Ordinary Time: 28th Sunday

28th Sunday of Ordinary Time – Cycle A (2020)

Sometimes people say that we don’t know very much about what kind of a life awaits us after this life here on earth is over. And of course on the one hand that’s true, because no one here has ever seen it. But we do actually know something about what it’s going to feel like. There’s one consistent image that God has given us over and over in the scriptures, and it’s the image of a wedding feast. It’s a real disadvantage to be up here preaching about wedding feasts at a time like this, because right now it’s hard to remember what’s it’s like to be at a celebration with other people, and also an occasion where there is simply nothing but good news to celebrate, wonderful positive feelings about the future. But use your imagination and try to remember what a great wedding feast is really like, because it represents the end of everything we’ve been experiencing these past few months. It’s an occasion when everything is focused not just on the joy of the couple celebrating but also on the comfort and happiness of all the guests. Everyone who comes is important, there’s equality, close family and distant relatives, even the ones you aren’t so crazy about, and everyone comes from everywhere to attend, nothing else matters. Conflicts and the past are put aside, they’re drowned out by the music and the stories. No one would miss a good wedding party.

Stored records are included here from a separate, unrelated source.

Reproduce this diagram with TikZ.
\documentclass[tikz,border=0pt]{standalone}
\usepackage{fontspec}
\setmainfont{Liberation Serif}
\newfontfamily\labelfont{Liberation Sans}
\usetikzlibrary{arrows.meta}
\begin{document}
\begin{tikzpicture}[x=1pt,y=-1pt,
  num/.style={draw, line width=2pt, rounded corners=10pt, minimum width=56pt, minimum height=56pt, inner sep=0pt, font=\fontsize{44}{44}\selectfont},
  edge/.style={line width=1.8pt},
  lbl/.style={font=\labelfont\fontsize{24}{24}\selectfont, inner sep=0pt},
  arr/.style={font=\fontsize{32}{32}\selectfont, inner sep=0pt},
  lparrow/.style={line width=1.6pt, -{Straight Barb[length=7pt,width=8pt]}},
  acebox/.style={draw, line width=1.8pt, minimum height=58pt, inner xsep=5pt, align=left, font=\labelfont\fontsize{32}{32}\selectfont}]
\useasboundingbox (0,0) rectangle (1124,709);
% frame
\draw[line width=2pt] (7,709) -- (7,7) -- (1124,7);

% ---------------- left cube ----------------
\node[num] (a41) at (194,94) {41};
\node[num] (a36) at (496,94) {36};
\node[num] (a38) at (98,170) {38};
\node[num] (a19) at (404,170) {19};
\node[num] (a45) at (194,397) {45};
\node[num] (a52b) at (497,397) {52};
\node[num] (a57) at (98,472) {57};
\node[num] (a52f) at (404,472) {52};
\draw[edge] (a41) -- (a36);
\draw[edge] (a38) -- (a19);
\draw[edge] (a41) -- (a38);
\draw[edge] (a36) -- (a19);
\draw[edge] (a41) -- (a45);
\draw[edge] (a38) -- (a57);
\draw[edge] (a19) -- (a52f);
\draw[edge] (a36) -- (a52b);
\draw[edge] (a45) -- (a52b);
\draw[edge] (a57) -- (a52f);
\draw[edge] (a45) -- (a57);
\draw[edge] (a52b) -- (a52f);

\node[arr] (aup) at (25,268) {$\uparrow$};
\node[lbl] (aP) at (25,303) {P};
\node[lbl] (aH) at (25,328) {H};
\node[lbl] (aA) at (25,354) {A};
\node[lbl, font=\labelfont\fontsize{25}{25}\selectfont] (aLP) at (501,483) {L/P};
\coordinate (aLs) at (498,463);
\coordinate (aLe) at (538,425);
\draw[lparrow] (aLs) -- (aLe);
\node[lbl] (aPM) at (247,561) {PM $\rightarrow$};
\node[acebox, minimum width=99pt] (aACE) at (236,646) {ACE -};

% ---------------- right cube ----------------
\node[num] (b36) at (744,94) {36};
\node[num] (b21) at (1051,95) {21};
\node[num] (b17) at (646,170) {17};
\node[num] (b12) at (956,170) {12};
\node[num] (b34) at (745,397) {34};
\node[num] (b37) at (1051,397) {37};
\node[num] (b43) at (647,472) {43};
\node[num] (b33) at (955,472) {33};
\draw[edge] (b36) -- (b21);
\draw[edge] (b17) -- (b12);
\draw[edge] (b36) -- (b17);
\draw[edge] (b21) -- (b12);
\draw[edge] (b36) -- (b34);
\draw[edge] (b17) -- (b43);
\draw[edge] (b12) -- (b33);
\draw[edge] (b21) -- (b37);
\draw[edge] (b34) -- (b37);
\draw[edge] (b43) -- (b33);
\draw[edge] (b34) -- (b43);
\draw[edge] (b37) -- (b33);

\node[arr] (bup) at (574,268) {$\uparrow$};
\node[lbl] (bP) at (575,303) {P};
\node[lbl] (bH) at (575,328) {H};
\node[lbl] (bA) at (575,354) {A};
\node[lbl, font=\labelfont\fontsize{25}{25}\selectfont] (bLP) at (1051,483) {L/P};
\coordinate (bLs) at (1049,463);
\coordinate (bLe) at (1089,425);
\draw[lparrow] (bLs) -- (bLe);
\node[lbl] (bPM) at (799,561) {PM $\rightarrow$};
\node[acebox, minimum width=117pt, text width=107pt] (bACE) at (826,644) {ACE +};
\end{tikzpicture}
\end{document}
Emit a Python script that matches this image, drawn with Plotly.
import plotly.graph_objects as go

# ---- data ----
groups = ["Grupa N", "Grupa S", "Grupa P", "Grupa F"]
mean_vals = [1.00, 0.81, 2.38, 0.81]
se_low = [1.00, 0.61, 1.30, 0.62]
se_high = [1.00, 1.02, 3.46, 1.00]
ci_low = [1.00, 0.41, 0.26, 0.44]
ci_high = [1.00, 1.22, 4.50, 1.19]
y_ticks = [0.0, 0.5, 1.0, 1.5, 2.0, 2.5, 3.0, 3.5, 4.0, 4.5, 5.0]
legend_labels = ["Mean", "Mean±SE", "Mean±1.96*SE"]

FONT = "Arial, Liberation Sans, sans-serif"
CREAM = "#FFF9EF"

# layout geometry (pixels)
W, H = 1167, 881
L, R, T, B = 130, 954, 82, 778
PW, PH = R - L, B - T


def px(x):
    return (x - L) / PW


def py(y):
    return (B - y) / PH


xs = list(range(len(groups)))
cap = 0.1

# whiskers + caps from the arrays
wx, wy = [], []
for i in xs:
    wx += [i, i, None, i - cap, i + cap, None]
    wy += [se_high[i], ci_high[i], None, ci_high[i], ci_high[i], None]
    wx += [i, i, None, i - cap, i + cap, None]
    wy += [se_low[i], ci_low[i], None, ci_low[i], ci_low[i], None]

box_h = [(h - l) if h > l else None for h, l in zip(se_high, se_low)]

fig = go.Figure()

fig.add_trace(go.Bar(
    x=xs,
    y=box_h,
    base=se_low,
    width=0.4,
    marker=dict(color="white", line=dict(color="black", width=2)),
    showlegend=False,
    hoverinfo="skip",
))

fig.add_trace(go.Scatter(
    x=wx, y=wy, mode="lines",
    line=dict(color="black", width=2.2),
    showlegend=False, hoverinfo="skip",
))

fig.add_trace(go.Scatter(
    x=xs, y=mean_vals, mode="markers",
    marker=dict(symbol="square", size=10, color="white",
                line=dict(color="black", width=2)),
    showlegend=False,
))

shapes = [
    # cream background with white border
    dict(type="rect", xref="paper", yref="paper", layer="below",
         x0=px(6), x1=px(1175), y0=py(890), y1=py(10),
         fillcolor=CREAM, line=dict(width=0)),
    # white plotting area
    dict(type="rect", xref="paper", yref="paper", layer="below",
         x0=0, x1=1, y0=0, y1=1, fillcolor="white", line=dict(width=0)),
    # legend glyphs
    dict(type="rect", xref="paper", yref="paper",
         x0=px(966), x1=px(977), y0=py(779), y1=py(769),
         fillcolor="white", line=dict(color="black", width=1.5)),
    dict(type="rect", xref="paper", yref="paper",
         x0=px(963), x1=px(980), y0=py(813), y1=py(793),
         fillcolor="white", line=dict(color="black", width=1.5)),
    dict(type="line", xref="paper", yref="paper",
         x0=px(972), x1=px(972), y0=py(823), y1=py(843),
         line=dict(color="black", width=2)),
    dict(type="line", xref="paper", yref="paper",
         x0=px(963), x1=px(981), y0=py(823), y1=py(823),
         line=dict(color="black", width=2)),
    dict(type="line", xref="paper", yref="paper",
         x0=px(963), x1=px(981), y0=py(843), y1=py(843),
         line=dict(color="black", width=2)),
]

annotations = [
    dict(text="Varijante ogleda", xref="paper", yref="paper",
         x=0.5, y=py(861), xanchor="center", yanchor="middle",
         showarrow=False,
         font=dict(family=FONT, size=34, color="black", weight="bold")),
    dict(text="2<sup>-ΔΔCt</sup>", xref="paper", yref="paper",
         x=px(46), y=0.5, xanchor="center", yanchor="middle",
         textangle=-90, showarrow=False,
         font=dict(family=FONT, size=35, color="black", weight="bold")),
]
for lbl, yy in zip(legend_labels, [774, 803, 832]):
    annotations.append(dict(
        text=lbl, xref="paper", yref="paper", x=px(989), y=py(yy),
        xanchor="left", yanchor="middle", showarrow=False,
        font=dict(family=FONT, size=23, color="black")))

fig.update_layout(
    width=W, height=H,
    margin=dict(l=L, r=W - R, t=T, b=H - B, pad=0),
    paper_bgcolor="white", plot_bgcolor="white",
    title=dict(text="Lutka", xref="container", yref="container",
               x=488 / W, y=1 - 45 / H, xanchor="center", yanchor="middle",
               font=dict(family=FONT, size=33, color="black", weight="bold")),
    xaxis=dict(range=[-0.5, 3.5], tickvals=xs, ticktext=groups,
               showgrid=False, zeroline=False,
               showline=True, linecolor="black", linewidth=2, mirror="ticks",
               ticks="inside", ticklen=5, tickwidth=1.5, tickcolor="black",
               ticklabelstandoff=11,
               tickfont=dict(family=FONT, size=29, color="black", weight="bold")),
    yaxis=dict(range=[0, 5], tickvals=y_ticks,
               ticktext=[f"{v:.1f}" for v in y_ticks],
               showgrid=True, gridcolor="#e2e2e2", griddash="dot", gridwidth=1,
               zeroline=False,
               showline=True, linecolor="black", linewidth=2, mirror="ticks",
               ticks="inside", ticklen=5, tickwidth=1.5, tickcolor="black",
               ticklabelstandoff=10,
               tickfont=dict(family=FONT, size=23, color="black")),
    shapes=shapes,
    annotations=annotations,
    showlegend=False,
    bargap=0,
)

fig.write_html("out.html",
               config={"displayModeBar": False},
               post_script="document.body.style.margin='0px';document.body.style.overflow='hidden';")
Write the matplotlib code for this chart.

But it turns out that’s not really the case that no one would want to miss it. Because in this parable in today’s gospel about a wedding feast, there’s a king who finds that people don’t really want to come to his feast. He has to send soldiers out to force people to go, because so many people seem stuck in something else. They all have different reasons, but in general the excuses seem to suggest that the people who don’t want to go are all stuck in something private. Some kind of distraction keeps them from celebrating, some private worry or business. Or maybe they just don’t want to be at a party where everyone shows up, it’s too exhausting or maybe it’s just not exclusive enough. Everyone would rather be with their own people, it just seems easier. Whatever excuse people have, they’re looking at the feast as something they’d be giving something up to attend, not a place they are amazed they get to go to. Something has narrowed them down, made their world smaller without them realizing what they have given up.

Unfortunately those people who can’t respond to the invitation might be us. There is something about the feast that we stay away from. It’s hard for us to see the ways in which all of us here take invitations to a greater and richer life and decide that our current life doesn’t have room for a gathering of everyone. The kingdom of God, not just in the future after death but right now, it is a great communal gathering, but somehow we aren’t ready to join it. Last week Pope Francis issued his third encyclical since becoming the pope, and it’s called Fratelli Tutti, an Italian phrase that St. Francis used, and it basically means we are all brothers and sisters, and this entire document is a reminder that what Jesus was always reminding us is that we can’t be fully alive without a sense of the common bond that unites us in this world, a vision that means no one is really foreign to us. What else was Jesus getting at with a parable like this than a reminder that a king like God is determined that we realize we’re all guests at a feast, and that no one on this earth matters more than anyone else. Everything we do in this world is made whole when our focus is on the common good of everyone, not some at the expense of others. In the end, in the kingdom of heaven, we’ll find out that we are seated at a table with people we never imagined were as beloved by God as they are.

These wedding invitations that we all get come in different forms for every one of us. I wish I could tell everyone what God wants from us, what it means to live life at the wedding and not holed up in a smaller place. Your life and my life all have ways in which we hold ourselves back from the invitations we hear These invitations come in the form of people who obviously need our help, whether they are forgotten at the border or living a lonely and forgotten life not far away. Or maybe they come in the form of a desire or a mission that you feel maybe is yours but it seems too hard or too new to do right now. But the strange thing about today’s gospel is that apparently God is not stingy with invitations; they arrive all the time, sometimes over and over. He is sending the soldiers and the servants to remind us that we need to be headed somewhere larger than the way we tend to see the world. Our destination involves an always expanding crowd. If you think you’re not ready, that you are not the kind of person who even has a wedding garment, it turns out that’s not an excuse either. In Jesus’s time, at a big wedding feast, it was the host’s job to provide a big rack of them, and as people entered, they found one that fit and went inside. God will prepare you for the place you need to go. All we need to do is open the envelope, and decide one day to show up.